▶ [Description of the task]
Retype the whole listing, please, keeping every line exact and dropping the pictures.

▶ [Given data]
>> Begin
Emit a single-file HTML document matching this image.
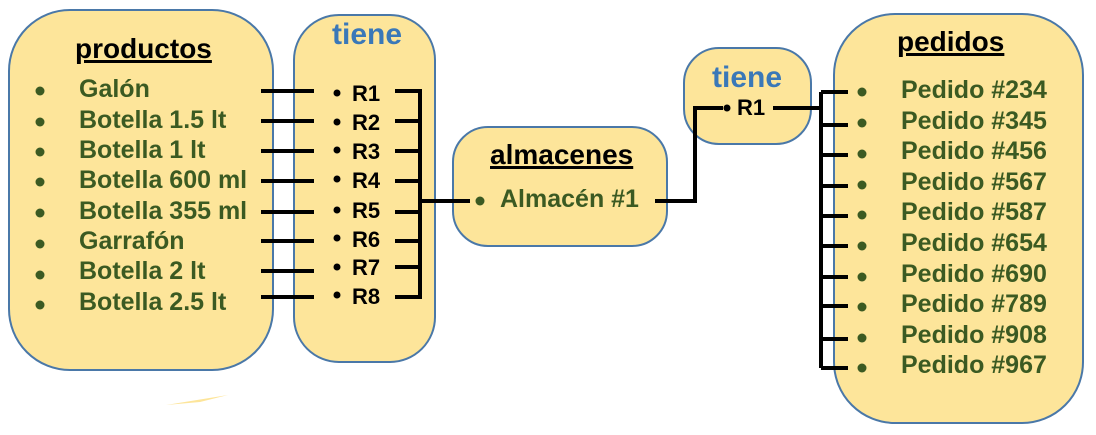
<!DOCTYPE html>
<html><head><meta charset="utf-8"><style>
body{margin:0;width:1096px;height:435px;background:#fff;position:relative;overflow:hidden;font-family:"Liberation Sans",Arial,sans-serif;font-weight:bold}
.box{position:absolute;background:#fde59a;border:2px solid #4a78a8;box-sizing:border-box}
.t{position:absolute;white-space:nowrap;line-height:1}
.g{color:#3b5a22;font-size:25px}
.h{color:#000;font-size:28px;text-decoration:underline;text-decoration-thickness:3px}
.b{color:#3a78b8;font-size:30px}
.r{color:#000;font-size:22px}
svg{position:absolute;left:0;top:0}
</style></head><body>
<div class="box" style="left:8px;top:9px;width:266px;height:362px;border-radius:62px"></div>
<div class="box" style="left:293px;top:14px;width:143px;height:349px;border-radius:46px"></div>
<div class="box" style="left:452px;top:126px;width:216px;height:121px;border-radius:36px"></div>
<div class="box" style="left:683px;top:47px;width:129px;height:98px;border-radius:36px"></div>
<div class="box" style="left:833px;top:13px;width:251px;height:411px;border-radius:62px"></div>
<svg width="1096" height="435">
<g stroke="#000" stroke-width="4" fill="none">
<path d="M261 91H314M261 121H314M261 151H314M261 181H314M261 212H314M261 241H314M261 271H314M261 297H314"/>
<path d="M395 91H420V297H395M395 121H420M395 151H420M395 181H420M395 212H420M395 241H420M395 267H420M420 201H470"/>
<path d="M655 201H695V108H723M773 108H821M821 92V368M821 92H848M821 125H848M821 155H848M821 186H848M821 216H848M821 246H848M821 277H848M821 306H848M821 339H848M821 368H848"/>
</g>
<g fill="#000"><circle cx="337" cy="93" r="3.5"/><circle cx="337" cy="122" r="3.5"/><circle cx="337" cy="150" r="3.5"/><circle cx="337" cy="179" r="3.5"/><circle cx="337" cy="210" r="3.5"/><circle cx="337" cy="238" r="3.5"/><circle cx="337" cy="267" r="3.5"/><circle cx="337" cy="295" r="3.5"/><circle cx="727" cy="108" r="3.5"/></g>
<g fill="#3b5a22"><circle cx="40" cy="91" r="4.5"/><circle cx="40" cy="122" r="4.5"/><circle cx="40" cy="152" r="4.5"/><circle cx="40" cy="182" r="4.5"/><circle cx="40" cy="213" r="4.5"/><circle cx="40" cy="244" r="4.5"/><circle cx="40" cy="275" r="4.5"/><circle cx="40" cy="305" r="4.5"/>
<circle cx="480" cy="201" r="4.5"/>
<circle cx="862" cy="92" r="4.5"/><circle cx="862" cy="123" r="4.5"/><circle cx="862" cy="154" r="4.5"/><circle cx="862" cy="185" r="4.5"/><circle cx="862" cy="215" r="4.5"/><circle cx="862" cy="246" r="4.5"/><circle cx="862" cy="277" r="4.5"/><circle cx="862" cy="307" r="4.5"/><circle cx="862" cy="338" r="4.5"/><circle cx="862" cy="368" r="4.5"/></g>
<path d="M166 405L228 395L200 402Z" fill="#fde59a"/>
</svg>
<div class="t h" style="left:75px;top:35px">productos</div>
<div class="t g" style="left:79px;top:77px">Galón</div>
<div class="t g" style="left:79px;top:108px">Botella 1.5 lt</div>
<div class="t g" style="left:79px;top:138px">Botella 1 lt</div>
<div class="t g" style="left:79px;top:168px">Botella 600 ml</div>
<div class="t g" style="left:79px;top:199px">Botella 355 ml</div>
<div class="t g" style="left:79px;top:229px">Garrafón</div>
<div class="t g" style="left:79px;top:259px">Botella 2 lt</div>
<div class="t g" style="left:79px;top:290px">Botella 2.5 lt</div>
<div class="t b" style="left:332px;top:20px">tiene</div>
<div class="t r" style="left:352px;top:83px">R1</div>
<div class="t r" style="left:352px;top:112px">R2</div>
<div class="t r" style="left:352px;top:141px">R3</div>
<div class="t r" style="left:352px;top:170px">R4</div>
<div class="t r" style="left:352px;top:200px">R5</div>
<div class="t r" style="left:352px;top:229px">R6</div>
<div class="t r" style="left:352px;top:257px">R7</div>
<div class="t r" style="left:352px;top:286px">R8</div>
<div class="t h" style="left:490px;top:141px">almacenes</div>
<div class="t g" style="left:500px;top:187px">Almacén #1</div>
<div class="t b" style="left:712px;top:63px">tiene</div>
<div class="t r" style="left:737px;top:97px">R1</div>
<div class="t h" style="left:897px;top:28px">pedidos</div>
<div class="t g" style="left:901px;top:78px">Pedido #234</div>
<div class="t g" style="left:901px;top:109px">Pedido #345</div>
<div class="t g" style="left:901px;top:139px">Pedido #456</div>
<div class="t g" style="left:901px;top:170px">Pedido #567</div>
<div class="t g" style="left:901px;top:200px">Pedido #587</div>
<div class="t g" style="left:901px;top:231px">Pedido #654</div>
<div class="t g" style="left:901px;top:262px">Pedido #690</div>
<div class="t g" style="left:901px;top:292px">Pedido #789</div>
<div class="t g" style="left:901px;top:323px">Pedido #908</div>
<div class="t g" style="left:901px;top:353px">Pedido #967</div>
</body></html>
>> End
▶ [Answer to this exercise]
Emit a single-file HTML document matching this image.
<!DOCTYPE html>
<html><head><meta charset="utf-8"><style>
body{margin:0;width:1096px;height:435px;background:#fff;position:relative;overflow:hidden;font-family:"Liberation Sans",Arial,sans-serif;font-weight:bold}
.box{position:absolute;background:#fde59a;border:2px solid #4a78a8;box-sizing:border-box}
.t{position:absolute;white-space:nowrap;line-height:1}
.g{color:#3b5a22;font-size:25px}
.h{color:#000;font-size:28px;text-decoration:underline;text-decoration-thickness:3px}
.b{color:#3a78b8;font-size:30px}
.r{color:#000;font-size:22px}
svg{position:absolute;left:0;top:0}
</style></head><body>
<div class="box" style="left:8px;top:9px;width:266px;height:362px;border-radius:62px"></div>
<div class="box" style="left:293px;top:14px;width:143px;height:349px;border-radius:46px"></div>
<div class="box" style="left:452px;top:126px;width:216px;height:121px;border-radius:36px"></div>
<div class="box" style="left:683px;top:47px;width:129px;height:98px;border-radius:36px"></div>
<div class="box" style="left:833px;top:13px;width:251px;height:411px;border-radius:62px"></div>
<svg width="1096" height="435">
<g stroke="#000" stroke-width="4" fill="none">
<path d="M261 91H314M261 121H314M261 151H314M261 181H314M261 212H314M261 241H314M261 271H314M261 297H314"/>
<path d="M395 91H420V297H395M395 121H420M395 151H420M395 181H420M395 212H420M395 241H420M395 267H420M420 201H470"/>
<path d="M655 201H695V108H723M773 108H821M821 92V368M821 92H848M821 125H848M821 155H848M821 186H848M821 216H848M821 246H848M821 277H848M821 306H848M821 339H848M821 368H848"/>
</g>
<g fill="#000"><circle cx="337" cy="93" r="3.5"/><circle cx="337" cy="122" r="3.5"/><circle cx="337" cy="150" r="3.5"/><circle cx="337" cy="179" r="3.5"/><circle cx="337" cy="210" r="3.5"/><circle cx="337" cy="238" r="3.5"/><circle cx="337" cy="267" r="3.5"/><circle cx="337" cy="295" r="3.5"/><circle cx="727" cy="108" r="3.5"/></g>
<g fill="#3b5a22"><circle cx="40" cy="91" r="4.5"/><circle cx="40" cy="122" r="4.5"/><circle cx="40" cy="152" r="4.5"/><circle cx="40" cy="182" r="4.5"/><circle cx="40" cy="213" r="4.5"/><circle cx="40" cy="244" r="4.5"/><circle cx="40" cy="275" r="4.5"/><circle cx="40" cy="305" r="4.5"/>
<circle cx="480" cy="201" r="4.5"/>
<circle cx="862" cy="92" r="4.5"/><circle cx="862" cy="123" r="4.5"/><circle cx="862" cy="154" r="4.5"/><circle cx="862" cy="185" r="4.5"/><circle cx="862" cy="215" r="4.5"/><circle cx="862" cy="246" r="4.5"/><circle cx="862" cy="277" r="4.5"/><circle cx="862" cy="307" r="4.5"/><circle cx="862" cy="338" r="4.5"/><circle cx="862" cy="368" r="4.5"/></g>
<path d="M166 405L228 395L200 402Z" fill="#fde59a"/>
</svg>
<div class="t h" style="left:75px;top:35px">productos</div>
<div class="t g" style="left:79px;top:77px">Galón</div>
<div class="t g" style="left:79px;top:108px">Botella 1.5 lt</div>
<div class="t g" style="left:79px;top:138px">Botella 1 lt</div>
<div class="t g" style="left:79px;top:168px">Botella 600 ml</div>
<div class="t g" style="left:79px;top:199px">Botella 355 ml</div>
<div class="t g" style="left:79px;top:229px">Garrafón</div>
<div class="t g" style="left:79px;top:259px">Botella 2 lt</div>
<div class="t g" style="left:79px;top:290px">Botella 2.5 lt</div>
<div class="t b" style="left:332px;top:20px">tiene</div>
<div class="t r" style="left:352px;top:83px">R1</div>
<div class="t r" style="left:352px;top:112px">R2</div>
<div class="t r" style="left:352px;top:141px">R3</div>
<div class="t r" style="left:352px;top:170px">R4</div>
<div class="t r" style="left:352px;top:200px">R5</div>
<div class="t r" style="left:352px;top:229px">R6</div>
<div class="t r" style="left:352px;top:257px">R7</div>
<div class="t r" style="left:352px;top:286px">R8</div>
<div class="t h" style="left:490px;top:141px">almacenes</div>
<div class="t g" style="left:500px;top:187px">Almacén #1</div>
<div class="t b" style="left:712px;top:63px">tiene</div>
<div class="t r" style="left:737px;top:97px">R1</div>
<div class="t h" style="left:897px;top:28px">pedidos</div>
<div class="t g" style="left:901px;top:78px">Pedido #234</div>
<div class="t g" style="left:901px;top:109px">Pedido #345</div>
<div class="t g" style="left:901px;top:139px">Pedido #456</div>
<div class="t g" style="left:901px;top:170px">Pedido #567</div>
<div class="t g" style="left:901px;top:200px">Pedido #587</div>
<div class="t g" style="left:901px;top:231px">Pedido #654</div>
<div class="t g" style="left:901px;top:262px">Pedido #690</div>
<div class="t g" style="left:901px;top:292px">Pedido #789</div>
<div class="t g" style="left:901px;top:323px">Pedido #908</div>
<div class="t g" style="left:901px;top:353px">Pedido #967</div>
</body></html>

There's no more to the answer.